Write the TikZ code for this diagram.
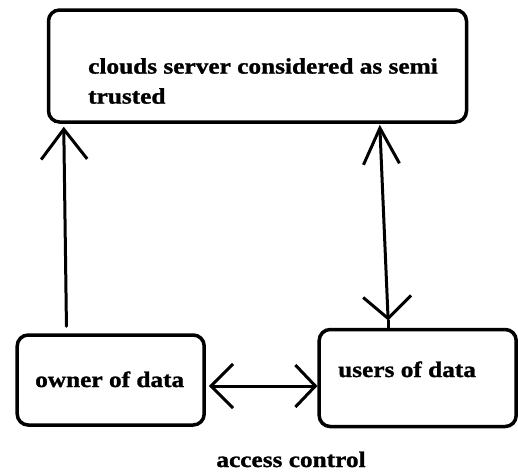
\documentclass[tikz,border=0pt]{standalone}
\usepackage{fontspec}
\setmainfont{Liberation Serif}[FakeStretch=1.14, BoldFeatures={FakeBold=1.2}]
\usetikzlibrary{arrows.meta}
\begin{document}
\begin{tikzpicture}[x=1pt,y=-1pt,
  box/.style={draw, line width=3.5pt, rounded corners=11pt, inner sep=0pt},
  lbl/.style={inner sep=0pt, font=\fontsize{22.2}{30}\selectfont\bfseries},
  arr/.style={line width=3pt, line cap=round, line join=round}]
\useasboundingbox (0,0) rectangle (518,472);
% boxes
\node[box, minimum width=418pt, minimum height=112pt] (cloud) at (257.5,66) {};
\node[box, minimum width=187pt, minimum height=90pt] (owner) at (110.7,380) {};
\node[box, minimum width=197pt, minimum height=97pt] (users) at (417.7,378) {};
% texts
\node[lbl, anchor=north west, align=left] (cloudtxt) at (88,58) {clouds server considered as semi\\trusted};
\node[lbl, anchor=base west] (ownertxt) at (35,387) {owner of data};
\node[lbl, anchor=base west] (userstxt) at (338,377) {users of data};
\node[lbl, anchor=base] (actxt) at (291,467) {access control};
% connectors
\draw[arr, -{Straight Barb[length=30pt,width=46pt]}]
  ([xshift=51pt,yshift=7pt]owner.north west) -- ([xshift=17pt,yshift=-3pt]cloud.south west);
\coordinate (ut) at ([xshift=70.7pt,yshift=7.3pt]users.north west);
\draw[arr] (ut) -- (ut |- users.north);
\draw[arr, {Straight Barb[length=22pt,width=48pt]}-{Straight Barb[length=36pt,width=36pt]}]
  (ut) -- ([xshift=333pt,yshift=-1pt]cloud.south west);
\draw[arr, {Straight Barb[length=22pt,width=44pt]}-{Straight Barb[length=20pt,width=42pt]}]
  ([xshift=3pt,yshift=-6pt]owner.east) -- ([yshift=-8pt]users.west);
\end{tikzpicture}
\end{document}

==

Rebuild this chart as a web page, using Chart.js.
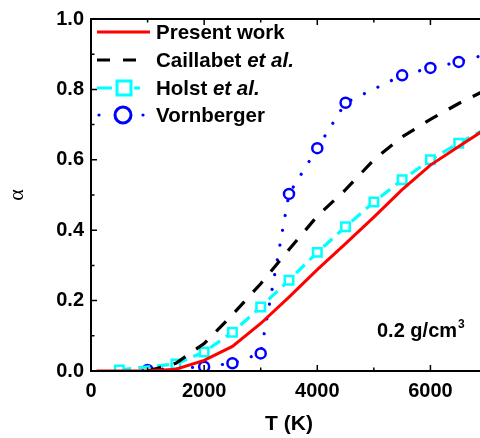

---

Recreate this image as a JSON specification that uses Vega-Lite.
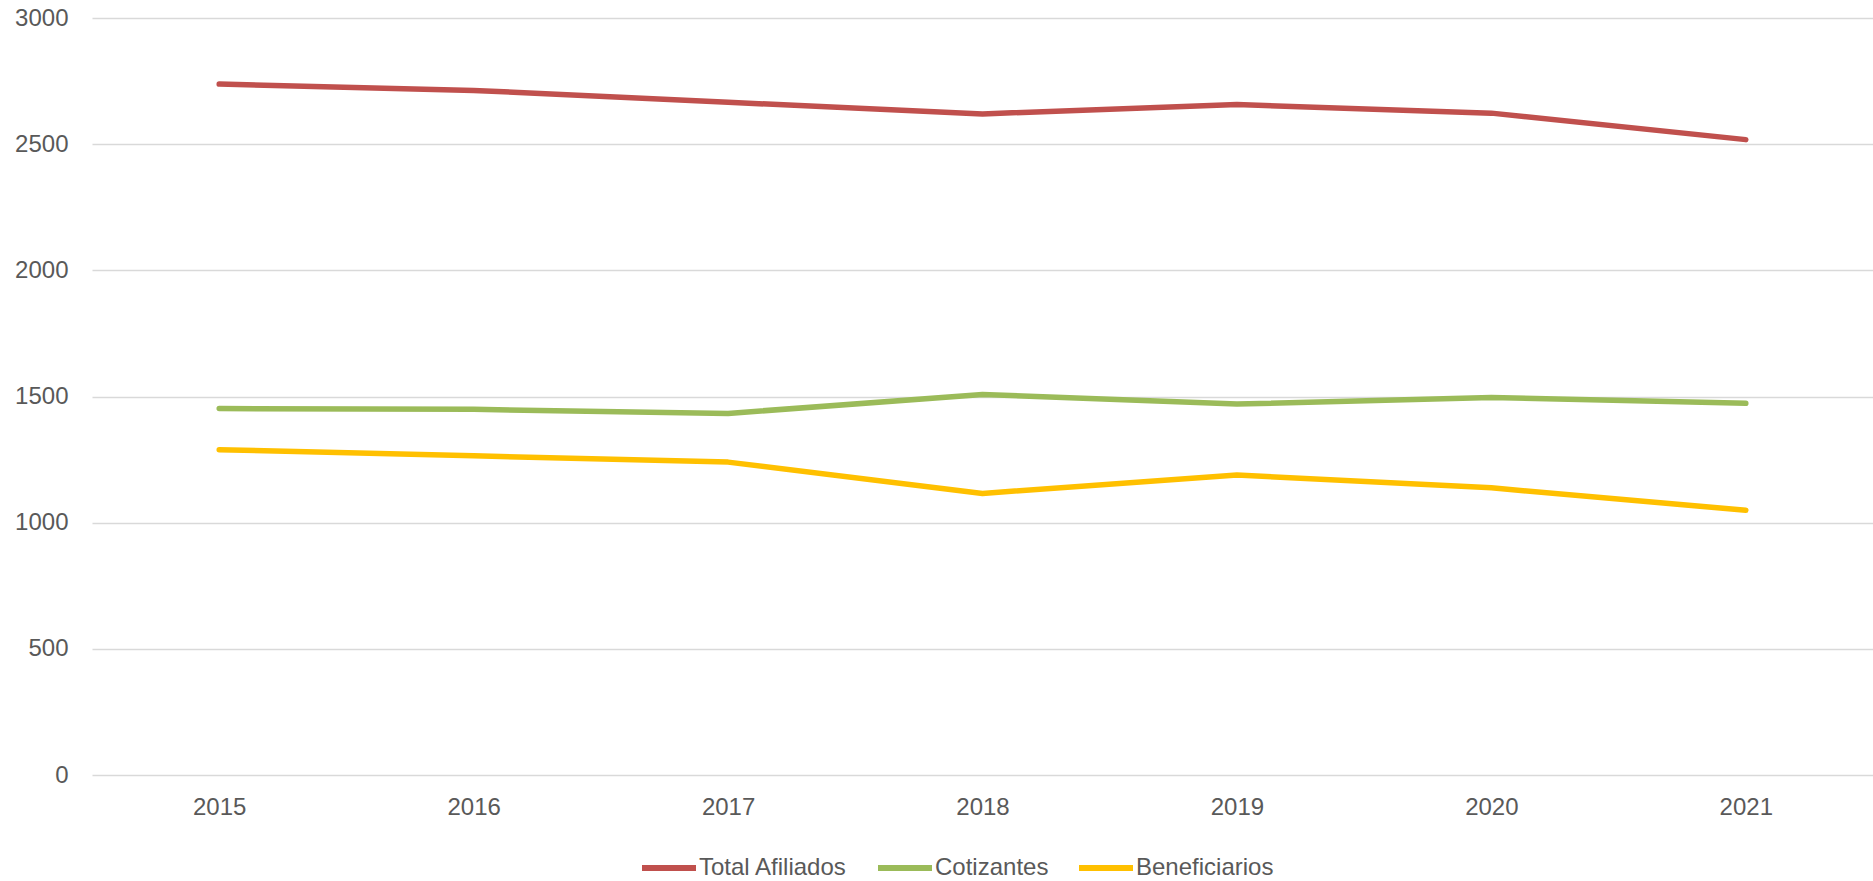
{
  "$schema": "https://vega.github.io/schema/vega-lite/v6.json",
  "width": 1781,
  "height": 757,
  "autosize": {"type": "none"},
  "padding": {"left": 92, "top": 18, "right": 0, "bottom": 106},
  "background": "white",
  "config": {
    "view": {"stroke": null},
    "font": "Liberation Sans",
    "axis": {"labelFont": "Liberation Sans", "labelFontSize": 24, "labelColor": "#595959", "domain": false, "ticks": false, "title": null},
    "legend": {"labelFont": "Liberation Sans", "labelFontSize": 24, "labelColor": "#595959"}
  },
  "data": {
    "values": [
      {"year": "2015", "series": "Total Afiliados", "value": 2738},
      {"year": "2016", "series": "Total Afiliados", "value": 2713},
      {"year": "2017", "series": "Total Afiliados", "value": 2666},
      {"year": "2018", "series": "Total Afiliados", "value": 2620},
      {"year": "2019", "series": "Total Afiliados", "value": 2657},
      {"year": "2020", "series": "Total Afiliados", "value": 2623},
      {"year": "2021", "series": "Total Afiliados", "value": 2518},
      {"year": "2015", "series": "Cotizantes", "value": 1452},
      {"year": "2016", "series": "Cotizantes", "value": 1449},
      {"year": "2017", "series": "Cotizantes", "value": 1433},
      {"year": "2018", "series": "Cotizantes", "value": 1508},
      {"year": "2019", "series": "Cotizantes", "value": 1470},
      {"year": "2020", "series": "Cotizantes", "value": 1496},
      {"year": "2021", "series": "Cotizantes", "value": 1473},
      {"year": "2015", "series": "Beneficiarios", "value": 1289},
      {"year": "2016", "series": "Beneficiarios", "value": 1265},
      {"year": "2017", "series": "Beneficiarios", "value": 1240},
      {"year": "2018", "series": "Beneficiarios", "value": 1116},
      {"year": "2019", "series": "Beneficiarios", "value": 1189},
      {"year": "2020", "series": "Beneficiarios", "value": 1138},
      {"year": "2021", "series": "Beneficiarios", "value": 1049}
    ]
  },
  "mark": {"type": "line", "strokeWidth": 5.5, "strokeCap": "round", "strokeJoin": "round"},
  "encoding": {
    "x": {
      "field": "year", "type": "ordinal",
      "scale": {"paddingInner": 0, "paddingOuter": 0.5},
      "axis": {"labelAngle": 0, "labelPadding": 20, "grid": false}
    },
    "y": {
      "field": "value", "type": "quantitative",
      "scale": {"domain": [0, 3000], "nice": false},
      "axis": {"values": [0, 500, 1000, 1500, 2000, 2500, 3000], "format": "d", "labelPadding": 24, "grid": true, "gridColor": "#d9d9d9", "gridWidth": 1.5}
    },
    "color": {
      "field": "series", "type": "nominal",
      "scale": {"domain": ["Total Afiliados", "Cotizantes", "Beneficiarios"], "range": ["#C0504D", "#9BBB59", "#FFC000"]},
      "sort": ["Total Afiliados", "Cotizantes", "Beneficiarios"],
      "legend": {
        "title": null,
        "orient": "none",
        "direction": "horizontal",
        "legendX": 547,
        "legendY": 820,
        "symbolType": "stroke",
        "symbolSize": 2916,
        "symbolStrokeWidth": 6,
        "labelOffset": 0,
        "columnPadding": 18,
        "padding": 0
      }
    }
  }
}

• _What needs to be done_
Collect every line above that contains the word "this".

• _Task solution_
Write the TikZ code for this diagram.
Rebuild this chart as a web page, using Chart.js.
Recreate this image as a JSON specification that uses Vega-Lite.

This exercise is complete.